Think of it as supply chain management written into law."
TK: Later, Taylor continues...
"The new importer accountability provisions require importers to implement a foreign supplier verification program.
They will need to provide adequate assurance that imported foods have been produced under appropriate risk-based preventive controls that provide the same level of public health protection as those required of our domestic food industry.
This clarification and strengthening of the importer’s responsibility for food safety is the centerpiece of the new law’s import safety reform, but it is not the only thing.
Leveraging resources and preventing problems are also the guiding principles for an element of the new law that is no doubt of great interest to many of you here today. Namely, accredited third-party certification – which we see playing a crucial role in providing the assurances we all seek about the safety of globally-traded food.
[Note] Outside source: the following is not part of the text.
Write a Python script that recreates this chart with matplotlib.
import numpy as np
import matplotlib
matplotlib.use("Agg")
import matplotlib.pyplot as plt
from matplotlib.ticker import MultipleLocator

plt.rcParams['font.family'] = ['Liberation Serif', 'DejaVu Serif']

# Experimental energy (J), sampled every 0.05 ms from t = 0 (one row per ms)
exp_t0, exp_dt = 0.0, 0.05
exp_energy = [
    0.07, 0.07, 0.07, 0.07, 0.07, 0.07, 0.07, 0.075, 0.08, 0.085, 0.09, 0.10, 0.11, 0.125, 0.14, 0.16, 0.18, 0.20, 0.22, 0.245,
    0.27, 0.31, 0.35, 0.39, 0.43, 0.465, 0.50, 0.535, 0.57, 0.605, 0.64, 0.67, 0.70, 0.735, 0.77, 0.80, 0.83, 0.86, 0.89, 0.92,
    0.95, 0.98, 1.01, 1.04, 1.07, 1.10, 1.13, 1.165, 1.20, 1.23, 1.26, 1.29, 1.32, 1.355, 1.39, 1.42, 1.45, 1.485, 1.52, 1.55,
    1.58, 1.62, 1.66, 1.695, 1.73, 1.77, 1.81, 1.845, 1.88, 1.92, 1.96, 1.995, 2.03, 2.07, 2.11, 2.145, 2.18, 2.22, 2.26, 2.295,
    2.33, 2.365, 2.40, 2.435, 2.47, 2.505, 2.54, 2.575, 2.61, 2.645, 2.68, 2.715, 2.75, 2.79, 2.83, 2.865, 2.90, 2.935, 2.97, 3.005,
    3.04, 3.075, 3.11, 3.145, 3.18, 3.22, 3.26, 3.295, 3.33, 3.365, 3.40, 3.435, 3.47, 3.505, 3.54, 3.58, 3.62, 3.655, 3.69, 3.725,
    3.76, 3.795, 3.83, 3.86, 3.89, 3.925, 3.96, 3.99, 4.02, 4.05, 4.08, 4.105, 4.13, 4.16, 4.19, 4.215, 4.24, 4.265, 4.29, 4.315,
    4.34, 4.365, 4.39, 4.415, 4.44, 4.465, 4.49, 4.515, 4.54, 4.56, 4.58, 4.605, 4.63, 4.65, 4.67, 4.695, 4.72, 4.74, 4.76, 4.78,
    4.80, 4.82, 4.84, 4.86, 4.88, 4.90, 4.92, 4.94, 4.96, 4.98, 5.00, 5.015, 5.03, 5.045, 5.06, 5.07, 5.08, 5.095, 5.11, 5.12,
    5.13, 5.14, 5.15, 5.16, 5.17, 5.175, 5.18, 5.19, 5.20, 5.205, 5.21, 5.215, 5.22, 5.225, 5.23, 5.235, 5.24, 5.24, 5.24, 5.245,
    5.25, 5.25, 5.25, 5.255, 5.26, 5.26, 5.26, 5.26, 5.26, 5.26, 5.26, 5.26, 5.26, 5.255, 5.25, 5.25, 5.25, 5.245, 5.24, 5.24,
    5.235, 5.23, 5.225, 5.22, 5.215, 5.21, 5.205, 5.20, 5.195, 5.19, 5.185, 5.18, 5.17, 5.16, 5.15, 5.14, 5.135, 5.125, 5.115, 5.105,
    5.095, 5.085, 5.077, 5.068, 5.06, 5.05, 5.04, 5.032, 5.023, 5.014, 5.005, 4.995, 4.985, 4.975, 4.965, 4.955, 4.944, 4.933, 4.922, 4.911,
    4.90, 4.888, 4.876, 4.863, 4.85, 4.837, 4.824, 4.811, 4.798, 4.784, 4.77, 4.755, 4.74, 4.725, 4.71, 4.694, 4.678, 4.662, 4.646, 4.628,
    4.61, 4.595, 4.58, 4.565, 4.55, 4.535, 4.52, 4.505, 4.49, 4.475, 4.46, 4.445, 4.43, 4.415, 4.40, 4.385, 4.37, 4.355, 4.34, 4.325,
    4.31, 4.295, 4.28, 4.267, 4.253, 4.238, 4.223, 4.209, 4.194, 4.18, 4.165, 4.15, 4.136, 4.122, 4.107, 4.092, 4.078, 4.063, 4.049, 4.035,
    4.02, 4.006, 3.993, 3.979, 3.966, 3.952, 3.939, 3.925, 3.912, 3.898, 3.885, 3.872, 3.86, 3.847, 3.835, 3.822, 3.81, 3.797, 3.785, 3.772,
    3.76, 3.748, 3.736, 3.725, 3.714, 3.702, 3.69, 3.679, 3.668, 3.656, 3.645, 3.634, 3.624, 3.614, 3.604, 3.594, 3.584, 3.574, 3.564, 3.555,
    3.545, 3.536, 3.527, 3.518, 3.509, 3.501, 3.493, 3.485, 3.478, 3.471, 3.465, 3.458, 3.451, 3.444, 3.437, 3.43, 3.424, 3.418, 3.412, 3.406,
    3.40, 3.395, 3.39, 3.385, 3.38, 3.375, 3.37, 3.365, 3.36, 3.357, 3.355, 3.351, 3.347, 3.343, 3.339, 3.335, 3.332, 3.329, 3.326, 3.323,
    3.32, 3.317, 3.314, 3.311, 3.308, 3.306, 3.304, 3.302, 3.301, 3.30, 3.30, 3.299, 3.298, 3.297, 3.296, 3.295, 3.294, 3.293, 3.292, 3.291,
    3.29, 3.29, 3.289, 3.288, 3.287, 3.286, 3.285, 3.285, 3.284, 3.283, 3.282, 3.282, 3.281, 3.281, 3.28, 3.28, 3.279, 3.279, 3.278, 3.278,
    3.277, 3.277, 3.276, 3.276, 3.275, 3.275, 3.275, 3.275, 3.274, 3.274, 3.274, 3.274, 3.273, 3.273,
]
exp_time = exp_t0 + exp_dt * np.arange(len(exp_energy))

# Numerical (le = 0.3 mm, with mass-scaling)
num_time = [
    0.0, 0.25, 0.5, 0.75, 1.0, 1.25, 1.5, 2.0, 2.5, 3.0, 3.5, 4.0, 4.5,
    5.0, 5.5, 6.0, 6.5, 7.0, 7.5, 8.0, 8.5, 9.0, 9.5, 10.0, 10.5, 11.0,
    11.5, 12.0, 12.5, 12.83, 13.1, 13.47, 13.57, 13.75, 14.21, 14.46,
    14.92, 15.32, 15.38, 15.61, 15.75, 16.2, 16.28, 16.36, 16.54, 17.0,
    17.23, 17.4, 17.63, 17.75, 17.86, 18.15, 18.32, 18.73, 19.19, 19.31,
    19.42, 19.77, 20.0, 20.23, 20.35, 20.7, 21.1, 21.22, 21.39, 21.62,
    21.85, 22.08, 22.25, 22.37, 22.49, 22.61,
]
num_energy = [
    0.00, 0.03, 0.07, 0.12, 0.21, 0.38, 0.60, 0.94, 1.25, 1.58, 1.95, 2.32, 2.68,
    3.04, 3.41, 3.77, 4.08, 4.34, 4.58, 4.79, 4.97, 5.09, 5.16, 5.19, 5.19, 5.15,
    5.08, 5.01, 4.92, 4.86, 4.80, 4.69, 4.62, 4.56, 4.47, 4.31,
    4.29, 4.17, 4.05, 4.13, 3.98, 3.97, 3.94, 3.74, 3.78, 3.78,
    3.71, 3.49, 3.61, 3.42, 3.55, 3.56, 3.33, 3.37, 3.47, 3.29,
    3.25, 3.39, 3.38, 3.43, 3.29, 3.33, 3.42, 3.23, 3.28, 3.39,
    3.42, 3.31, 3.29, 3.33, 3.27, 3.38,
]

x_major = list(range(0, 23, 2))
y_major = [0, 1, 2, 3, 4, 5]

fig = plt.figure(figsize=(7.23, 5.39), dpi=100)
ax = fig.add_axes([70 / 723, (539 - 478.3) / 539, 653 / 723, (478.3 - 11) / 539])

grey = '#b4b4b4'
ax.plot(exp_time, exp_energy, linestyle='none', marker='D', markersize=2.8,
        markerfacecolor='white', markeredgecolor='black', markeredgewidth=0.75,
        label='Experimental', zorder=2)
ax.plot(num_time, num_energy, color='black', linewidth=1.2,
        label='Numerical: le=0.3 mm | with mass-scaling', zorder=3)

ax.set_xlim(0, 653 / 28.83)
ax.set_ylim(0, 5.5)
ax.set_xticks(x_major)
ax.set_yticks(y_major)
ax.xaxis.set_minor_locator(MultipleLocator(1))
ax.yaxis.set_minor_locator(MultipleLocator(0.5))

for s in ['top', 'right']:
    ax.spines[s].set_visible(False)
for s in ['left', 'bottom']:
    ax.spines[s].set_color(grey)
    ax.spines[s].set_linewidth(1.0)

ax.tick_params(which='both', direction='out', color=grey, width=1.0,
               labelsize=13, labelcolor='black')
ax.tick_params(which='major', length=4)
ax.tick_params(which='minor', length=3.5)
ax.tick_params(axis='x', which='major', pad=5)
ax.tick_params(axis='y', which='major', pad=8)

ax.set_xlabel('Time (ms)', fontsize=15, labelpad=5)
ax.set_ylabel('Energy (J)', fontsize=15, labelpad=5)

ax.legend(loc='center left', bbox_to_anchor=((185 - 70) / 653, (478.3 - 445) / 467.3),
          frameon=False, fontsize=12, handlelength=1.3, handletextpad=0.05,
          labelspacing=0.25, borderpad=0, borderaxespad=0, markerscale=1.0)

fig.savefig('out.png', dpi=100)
Under the new law, we are charged with establishing a system for accrediting third-party auditors of foreign food facilities – auditors who can certify a firm’s or a facility’s compliance with U.S. standards with rigor, objectivity and transparency…and on whom FDA can rely as part of the food safety assurance system.
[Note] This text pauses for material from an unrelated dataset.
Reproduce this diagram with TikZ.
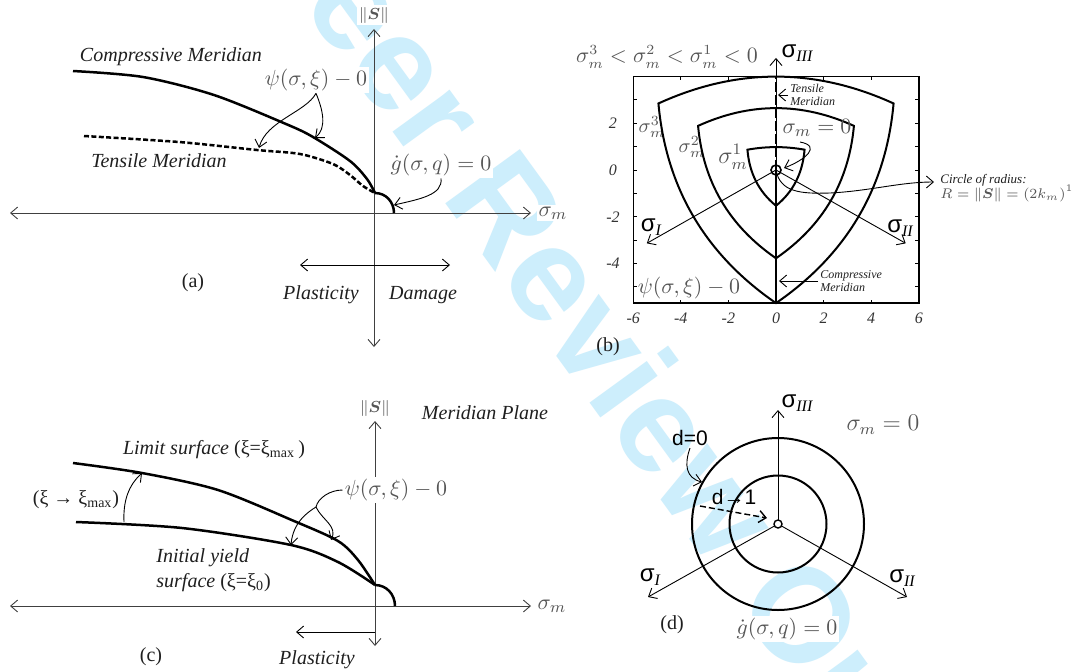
\documentclass[tikz,border=0pt]{standalone}
\usepackage{amsmath,amssymb}
\usepackage[no-math]{fontspec}
\setmainfont{Liberation Serif}
\setsansfont{Liberation Sans}
\usetikzlibrary{arrows.meta}
\definecolor{wm}{RGB}{205,238,252}
\definecolor{lbl}{RGB}{85,85,85}
\newcommand{\fsz}[1]{\fontsize{#1}{#1}\selectfont}
\newcommand{\sgl}[1]{{\fsz{12}\sffamily σ}\raisebox{-0.45ex}{\fsz{8}\itshape #1}}
\begin{document}
\begin{tikzpicture}[x=0.5pt,y=-0.5pt,
  arhead/.style={-{Straight Barb[length=3.5pt,width=6pt]}},
  ar/.style={arhead, line width=0.45pt},
  dar/.style={{Straight Barb[length=3.5pt,width=6pt]}-{Straight Barb[length=3.5pt,width=6pt]}, line width=0.45pt},
  axl/.style={dar, black!75},
  meri/.style={line width=1.25pt},
  bcurve/.style={line width=1pt, line join=miter},
  lab/.style={font=\fontsize{10}{12.5}\selectfont\itshape, text=black!88, inner sep=1pt},
  capl/.style={font=\fsz{10}, text=black!88, inner sep=1pt},
  mlab/.style={font=\fsz{11}, text=lbl, fill=white, inner sep=1pt},
  glab/.style={text=lbl, inner sep=1pt}]
\useasboundingbox (0,0) rectangle (1072,671);
\fill[white] (0,0) rectangle (1072,671);
% watermark
\begin{scope}
\clip (0,0) rectangle (1072,671);
\node[rotate=-54, anchor=base, text=wm, font=\fsz{67}\sffamily\bfseries, inner sep=0] (wmk) at (504,284) {For Peer Review Only};
\end{scope}

% ================= panel (a)
\coordinate (aL) at (10,213); \coordinate (aR) at (531,213);
\coordinate (aT) at (374,29); \coordinate (aB) at (374,347);
\draw[axl] (aL) -- (aR);
\draw[axl] (aB) -- (aT);
\node[mlab, font=\fsz{8}] (aS) at (374,15) {$\|\boldsymbol{S}\|$};
\node[mlab] (asig) at (553,213) {$\sigma_m$};
\draw[meri] plot[smooth] coordinates {(73,71) (143,77) (214,95) (286,124) (313,137) (350,161) (367,179) (375,193)};
\draw[meri, dash pattern=on 2.5pt off 1.2pt] plot[smooth] coordinates {(84,136) (179,142) (257,150) (300,154) (333,164) (350,175) (363,186) (375,193)};
\draw[meri] (375,193) .. controls (386,193) and (394,202) .. (394,213);
\node[lab] (acm) at (171,57) {Compressive Meridian};
\node[lab] (atm) at (159,161) {Tensile Meridian};
\node[mlab] (apsi) at (316,80) {$\psi(\sigma,\xi)-0$};
\node[mlab] (ag) at (441,165) {$\dot g(\sigma,q)=0$};
\coordinate (at1) at (259,148); \coordinate (at2) at (315,138);
\draw[ar] (apsi.south) .. controls (306,112) and (266,121) .. (at1);
\draw[ar] (apsi.south) .. controls (323,110) and (327,128) .. (at2);
\coordinate (agt) at (394,205);
\draw[ar] (ag.south) .. controls (443,195) and (420,199) .. (agt);
\coordinate (ap1) at (300,265); \coordinate (ap2) at (450,265);
\draw[dar] (ap1) -- (ap2);
\node[capl] (alab) at (193,283) {(a)};
\node[lab] (apl) at (321,295) {Plasticity};
\node[lab] (adm) at (423,295) {Damage};

% ================= panel (c)
\coordinate (cL) at (10,606); \coordinate (cR) at (531,606);
\coordinate (cT) at (375,421); \coordinate (cB) at (375,646);
\draw[axl] (cL) -- (cR);
\draw[axl] (cB) -- (cT);
\node[mlab, font=\fsz{8}] (cS) at (375,408) {$\|\boldsymbol{S}\|$};
\node[mlab] (csig) at (552,606) {$\sigma_m$};
\node[lab] (cmp) at (485,413) {Meridian Plane};
\draw[meri] plot[smooth] coordinates {(73,463) (142,473) (218,490) (294,521) (338,541) (358,560) (375,585)};
\draw[meri] plot[smooth] coordinates {(76,522) (182,528) (291,545) (338,562) (375,585)};
\draw[meri] (375,585) .. controls (386.6,585) and (395,594.4) .. (395,606);
\node[capl] (cls) at (214,450) {\textit{Limit surface} (ξ=ξ\textsubscript{max}\,)};
\node[capl] (cxi) at (76,500) {(ξ → ξ\textsubscript{max})};
\node[mlab] (cpsi) at (396,490) {$\psi(\sigma,\xi)-0$};
\node[lab, align=left, anchor=west] (ciy) at (154,570) {Initial yield\\surface {\upshape (ξ=ξ\textsubscript{0})}};
\node[capl] (clab) at (151,657) {(c)};
\node[lab] (cpl) at (317,660) {Plasticity};
\coordinate (cpa) at (375,632); \coordinate (cpb) at (296,632);
\draw[ar] (cpa) -- (cpb);
\coordinate (cx1) at (124,522); \coordinate (cx2) at (142,473);
\draw[ar] (cx1) .. controls (123,500) and (129,485) .. (cx2);
\coordinate (cj) at (316,507);
\coordinate (ct1) at (291,545); \coordinate (ct2) at (331,540);
\draw[line width=0.45pt] (cpsi.west) .. controls (330,490) and (318,498) .. (cj);
\draw[ar] (cj) .. controls (308,512) and (293,522) .. (ct1);
\draw[ar] (cj) .. controls (322,520) and (338,526) .. (ct2);

% ================= panel (b)
\node[mlab, font=\fsz{10.5}] (bineq) at (667,57) {$\sigma_m^3<\sigma_m^2<\sigma_m^1<0$};
\node[inner sep=1pt] (bIIIl) at (797,53) {\sgl{III}};
\node[glab, font=\fsz{10}] (bm3) at (652,127) {$\sigma_m^3$};
\node[glab, font=\fsz{10}] (bm2) at (692,147) {$\sigma_m^2$};
\node[glab, font=\fsz{12}] (bm1) at (733,157) {$\sigma_m^1$};
\begin{scope}[shift={(776,170)}, x=11.9pt, y=11.675pt]
  \draw[line width=0.7pt] (-6,-5.7) rectangle (6,4);
  \foreach \i in {-6,-4,...,6} {
    \draw[line width=0.5pt] (\i,-5.7) -- ++(0,0.15);
    \draw[line width=0.5pt] (\i,4) -- ++(0,-0.15);
    \node[font=\fsz{8}\itshape, text=black!80] at (\i,-6.35) {\i};
  }
  \foreach \j in {-5,...,3} {
    \draw[line width=0.5pt] (-6,\j) -- ++(0.15,0);
    \draw[line width=0.5pt] (6,\j) -- ++(-0.15,0);
  }
  \foreach \j in {-4,-2,0,2} {
    \node[font=\fsz{8}\itshape, text=black!80] at (-6.85,\j) {\j};
  }
  % outer
  \draw[bcurve] (-4.94,2.85) .. controls (-1.647,4.383) and (1.647,4.383) .. (4.94,2.85)
     .. controls (4.62,-0.767) and (2.973,-3.617) .. (0,-5.7)
     .. controls (-2.973,-3.617) and (-4.62,-0.767) .. cycle;
  % middle
  \draw[bcurve] (-3.274,1.89) .. controls (-1.091,2.903) and (1.091,2.903) .. (3.274,1.89)
     .. controls (3.06,-0.507) and (1.969,-2.397) .. (0,-3.78)
     .. controls (-1.969,-2.397) and (-3.06,-0.507) .. cycle;
  % inner
  \draw[bcurve] (-1.2,0.87) .. controls (-0.4,1.017) and (0.4,1.017) .. (1.2,0.87)
     .. controls (1.12,-0.137) and (0.72,-0.937) .. (0,-1.53)
     .. controls (-0.72,-0.937) and (-1.12,-0.137) .. cycle;
  \coordinate (bO) at (0,0);
  \coordinate (bBot) at (0,-5.7);
  \coordinate (bTop) at (0,4);
  \coordinate (bT) at (0,4.8);
  \coordinate (bIt) at (-5.43,-3.14);
  \coordinate (bIIt) at (5.45,-3.14);
  \draw[line width=1.3pt] (bBot) -- (bO);
  \draw[line width=1.3pt, dash pattern=on 5pt off 1.5pt] (bO) -- (bTop);
  \draw[ar] (bO) -- (bT);
  \draw[ar] (bO) -- (bIt);
  \draw[ar] (bO) -- (bIIt);
  \draw[line width=0.8pt] (bO) circle[radius=2.5pt];
\end{scope}
\node[lab, font=\fontsize{6}{6.5}\selectfont\itshape, align=left, anchor=west] (btm) at (788,95) {Tensile\\Meridian};
\coordinate (btt) at (778,95);
\draw[ar] (btm.west) -- (btt);
\node[lab, font=\fontsize{6}{6.3}\selectfont\itshape, align=left, anchor=west] (bcm) at (818,281) {Compressive\\Meridian};
\coordinate (bct) at (779,281);
\draw[ar] (bcm.west) -- (bct);
\node[glab, font=\fsz{11}] (bsm) at (817,128) {$\sigma_m=0$};
\coordinate (bss) at (800,142);
\coordinate (bst) at (784,168);
\draw[ar] (bss) .. controls (822,146) and (805,160) .. (bst);
\node[lab, font=\fsz{6.5}\itshape, anchor=west] (bcr) at (938,180) {Circle of radius:};
\node[glab, font=\fsz{7.5}, anchor=west] (bR) at (938,193) {$R=\|\boldsymbol{S}\|=(2k_m)^{1/\beta}$};
\coordinate (bct2) at (934,182);
\draw[ar] (bO) .. controls (780,192) and (800,194) .. (830,193) .. controls (870,191) and (900,182) .. (bct2);
\node[inner sep=1pt] (bIl) at (651,227) {\sgl{I}};
\node[inner sep=1pt] (bIIl) at (900,228) {\sgl{II}};
\node[glab, font=\fsz{11}] (bpsi) at (689,288) {$\psi(\sigma,\xi)-0$};
\node[capl] (blab) at (608,347) {(b)};

% ================= panel (d)
\coordinate (dO) at (778,524);
\coordinate (dT) at (778,410);
\coordinate (dIe) at (648,597);
\coordinate (dIIe) at (907,597);
\draw[line width=1pt] (dO) circle[radius=43pt];
\draw[line width=1pt] (dO) circle[radius=24.25pt];
\draw[ar] (dO) -- (dT);
\draw[ar] (dO) -- (dIe);
\draw[ar] (dO) -- (dIIe);
\draw[line width=0.7pt, fill=white] (dO) circle[radius=2pt];
\node[inner sep=1pt] (dIIIl) at (797,403) {\sgl{III}};
\node[inner sep=1pt] (dIl) at (650,577) {\sgl{I}};
\node[inner sep=1pt] (dIIl) at (902,578) {\sgl{II}};
\node[glab, font=\fsz{12}] (dsm) at (883,425) {$\sigma_m=0$};
\node[font=\fsz{10.5}\sffamily, inner sep=1pt] (dd0) at (690,438) {d=0};
\node[font=\fsz{10.5}\sffamily, inner sep=1pt] (dd1) at (734,497) {d→1};
\coordinate (dd0t) at (702,482);
\draw[ar] (dd0.south) .. controls (684,465) and (686,478) .. (dd0t);
\coordinate (dda) at (700,506); \coordinate (ddb) at (767,518);
\draw[ar, line width=0.7pt, dash pattern=on 3pt off 1.5pt] (dda) -- (ddb);
\node[capl] (dlab) at (672,625) {(d)};
\node[mlab] (dg) at (787,629) {$\dot g(\sigma,q)=0$};
\end{tikzpicture}
\end{document}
That is a tall order, but we intend to meet it.
And there will be plenty of issues, since the new law envisions multiple roles for third-party certification.
The first is to help importers meet their new responsibility to verify that the food they import into the United States is in compliance with U.S. standards. Some importing firms have integrated robust food safety verification procedures into their supply chain management systems and will likely be able to fulfill their verification responsibility on their own.
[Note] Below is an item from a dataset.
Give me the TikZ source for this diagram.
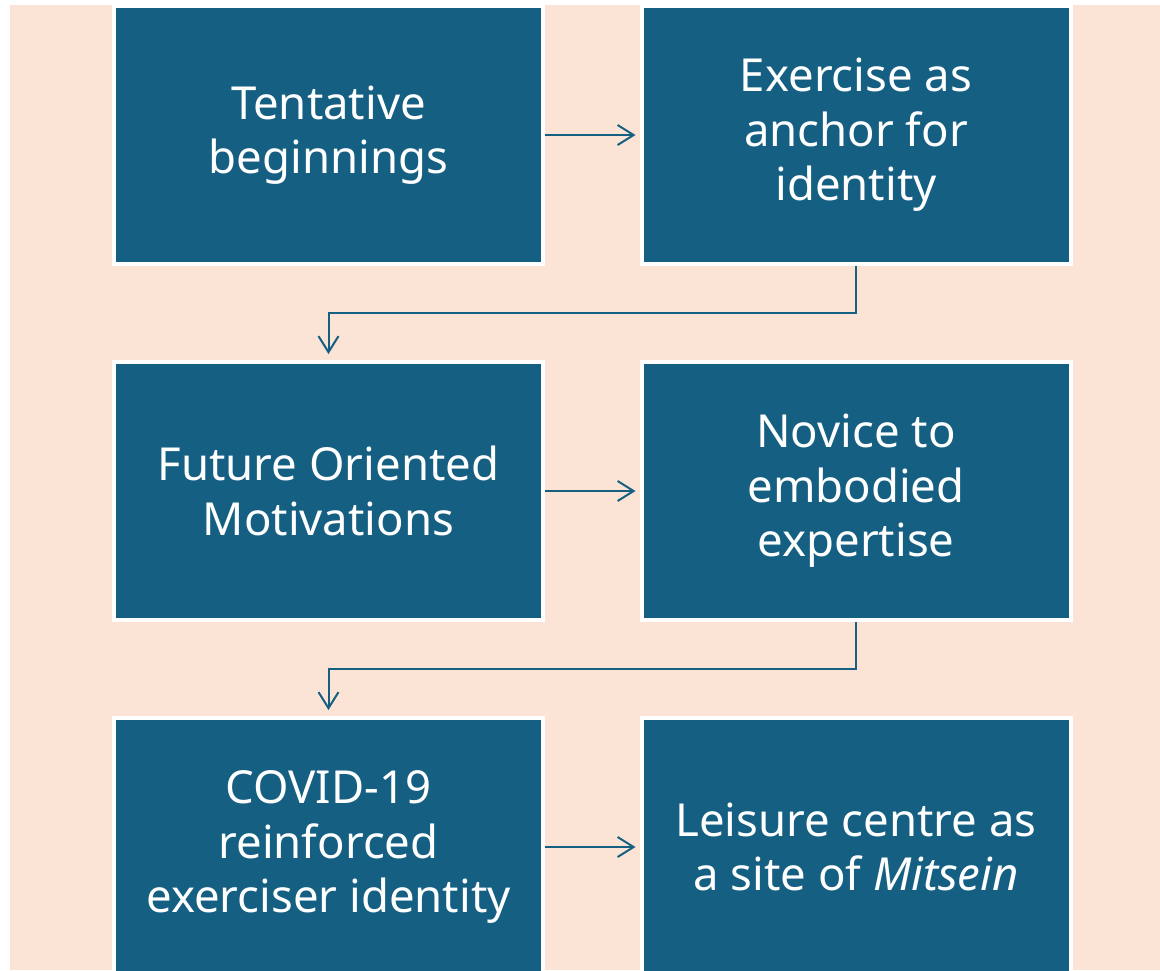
\documentclass[tikz,border=0pt]{standalone}
\usepackage{fontspec}
\setmainfont{Noto Sans}
\usetikzlibrary{arrows.meta}
\definecolor{boxblue}{HTML}{156082}
\definecolor{peach}{HTML}{FBE3D6}
\tikzset{
  box/.style={draw=white, line width=4pt, fill=boxblue, minimum width=429pt, minimum height=258pt,
    text=white, align=center, inner sep=0pt, font=\fontsize{45.5}{54.5}\selectfont},
  conn/.style={draw=boxblue, line width=2pt, -{Straight Barb[length=16pt,width=20pt,line width=2pt]}},
}
\begin{document}
\begin{tikzpicture}[x=1pt,y=-1pt]
\useasboundingbox (0,0) rectangle (1160,970);
\clip (0,0) rectangle (1160,970);
\fill[white] (0,0) rectangle (1160,970);
\fill[peach] (10,5) rectangle (1160,970);
\node[box] (b1) at (328.5,135) {Tentative\\beginnings};
\node[box] (b2) at (856,135) {Exercise as\\anchor for\\identity};
\node[box] (b3) at (328.5,491) {Future Oriented\\Motivations};
\node[box] (b4) at (856,491) {Novice to\\embodied\\expertise};
\node[box] (b5) at (328.5,847) {COVID-19\\reinforced\\exerciser identity};
\node[box] (b6) at (856,847) {Leisure centre as\\a site of \textit{Mitsein}};
\coordinate (m1) at (0,313);
\coordinate (m2) at (0,669);
\draw[conn, shorten >=4pt] (b1.east) -- (b2.west);
\draw[conn, shorten >=4pt] (b3.east) -- (b4.west);
\draw[conn, shorten >=4pt] (b5.east) -- (b6.west);
\draw[conn, shorten >=6pt] (b2.south) -- (b2.south |- m1) -- (b3.north |- m1) -- (b3.north);
\draw[conn, shorten >=6pt] (b4.south) -- (b4.south |- m2) -- (b5.north |- m2) -- (b5.north);
\end{tikzpicture}
\end{document}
Others have not and may want to rely in whole or in part on the certifications of third-party auditors.
In either case, the critical issue is ensuring importers have the means to verify that their suppliers have systems in place to produce safe food.
Second, importers participating in the new law’s voluntary program for expediting the importation of food into the U.S. must accompany their food shipments with safety certifications. We expect that many companies will seek to participate in this program, and we must have an accredited third-party certification program in place to meet that demand.
Finally, FDA can require an accredited third-party certification as a prerequisite for the importation of high-risk foods into the U.S., and we will be prepared to do this when we believe it necessary to protect the health of our consumers.
So, you can see that we envision accredited third-party certification playing a vital role in our future food safety system.
You could say our goal is both straightforward and herculean:
A prevention-oriented, risk-based food safety system that protects our consumers from avoidable harm while preserving their access to the wide array of food choices made possible by today’s global food marketplace.
If we can do that, you may be thinking, maybe we can also do something about the weather."
TK: Taylor is talking blue sky, food safety regulations in the global context in a way that wasn't unpleasing to his audience. Messy details about how much this will cost the industry and how much man hours will be required haven't yet been unveiled. Indeed, as with Taylor's weather reference, it is the calm before the storm.